Search code examples
pythonmachine-learningscikit-learndata-sciencelogistic-regression

X = X.toarray() NameError: name 'X' is not defined. when loading dataset using load_svmlight_file() trying to convert X to ndarray


from sklearn.datasets import load_svmlight_file
def get_data(dn):
    # load_svmlight_file loads dataset into sparse CSR matrix
    X,Y = load_svmlight_file(dn)
    print(type(X)) # you will get numpy.ndarray
    return X,Y


# convert X to ndarray
X = X.toarray()
print(type(X))
    
# As you are going to implement logistic regression, you have to convert the labels into 0 and 1 
Y = np.where(Y == -1, 0, 1)

When running the code I get the following error X = X.toarray() NameError: name 'X' is not defined, the code is meant to convert this dataset url= 'https://www.csie.ntu.edu.tw/~cjlin/libsvmtools/datasets/binary/diabetes' wget.download(url,'Assingment1')


Solution

  • You didn't call the get_data(dn) function first you need to call it first before converting X to array.

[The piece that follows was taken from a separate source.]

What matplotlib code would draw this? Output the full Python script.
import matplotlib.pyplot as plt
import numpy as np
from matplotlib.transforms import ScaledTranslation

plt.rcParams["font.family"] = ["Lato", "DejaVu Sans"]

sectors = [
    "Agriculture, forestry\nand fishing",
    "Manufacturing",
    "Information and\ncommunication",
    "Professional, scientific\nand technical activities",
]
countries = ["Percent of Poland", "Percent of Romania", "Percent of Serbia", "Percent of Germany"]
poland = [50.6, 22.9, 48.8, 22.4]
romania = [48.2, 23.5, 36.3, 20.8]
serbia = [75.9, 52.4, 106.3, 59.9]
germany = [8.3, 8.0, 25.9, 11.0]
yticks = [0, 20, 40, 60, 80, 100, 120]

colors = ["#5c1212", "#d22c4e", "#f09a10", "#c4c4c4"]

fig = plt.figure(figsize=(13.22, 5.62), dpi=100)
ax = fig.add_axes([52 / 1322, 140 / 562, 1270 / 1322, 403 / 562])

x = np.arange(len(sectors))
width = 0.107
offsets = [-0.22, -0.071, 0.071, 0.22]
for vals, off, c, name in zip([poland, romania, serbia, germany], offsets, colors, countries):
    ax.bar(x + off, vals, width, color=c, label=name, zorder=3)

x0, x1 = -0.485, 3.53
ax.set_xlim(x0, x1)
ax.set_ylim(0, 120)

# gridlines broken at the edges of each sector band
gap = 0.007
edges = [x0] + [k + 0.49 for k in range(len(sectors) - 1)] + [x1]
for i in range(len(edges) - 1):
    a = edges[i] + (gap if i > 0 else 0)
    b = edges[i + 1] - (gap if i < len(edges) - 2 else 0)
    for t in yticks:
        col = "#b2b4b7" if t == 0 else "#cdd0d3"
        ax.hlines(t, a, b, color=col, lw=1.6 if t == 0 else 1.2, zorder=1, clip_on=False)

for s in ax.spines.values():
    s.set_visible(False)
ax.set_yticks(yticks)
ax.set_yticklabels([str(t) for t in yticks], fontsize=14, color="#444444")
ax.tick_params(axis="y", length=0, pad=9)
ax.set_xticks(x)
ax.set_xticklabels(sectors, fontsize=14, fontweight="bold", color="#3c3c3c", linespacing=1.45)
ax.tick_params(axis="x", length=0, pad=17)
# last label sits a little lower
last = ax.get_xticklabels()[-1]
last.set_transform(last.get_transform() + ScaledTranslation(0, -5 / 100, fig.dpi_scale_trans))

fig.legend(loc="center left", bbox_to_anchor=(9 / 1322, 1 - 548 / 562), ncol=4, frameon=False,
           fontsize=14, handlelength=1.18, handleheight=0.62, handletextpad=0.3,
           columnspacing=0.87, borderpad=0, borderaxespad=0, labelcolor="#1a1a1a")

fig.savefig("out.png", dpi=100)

    It should be something like this:

    from sklearn.datasets import load_svmlight_file
    def get_data(dn):
        # load_svmlight_file loads dataset into sparse CSR matrix
        X,Y = load_svmlight_file(dn)
        print(type(X)) # you will get numpy.ndarray
        return X,Y
    
    # X, Y = get_data(dn) uncomment this code and pass the dn parameter you want.
    # convert X to ndarray
    X = X.toarray()
    print(type(X))
    
    # As you are going to implement logistic regression, you have to convert the 
    labels into 0 and 1 
    Y = np.where(Y == -1, 0, 1)
    

    Uncomment the calling of the function on line 8 and pass to it the dn parameter and then X and Y should be defined.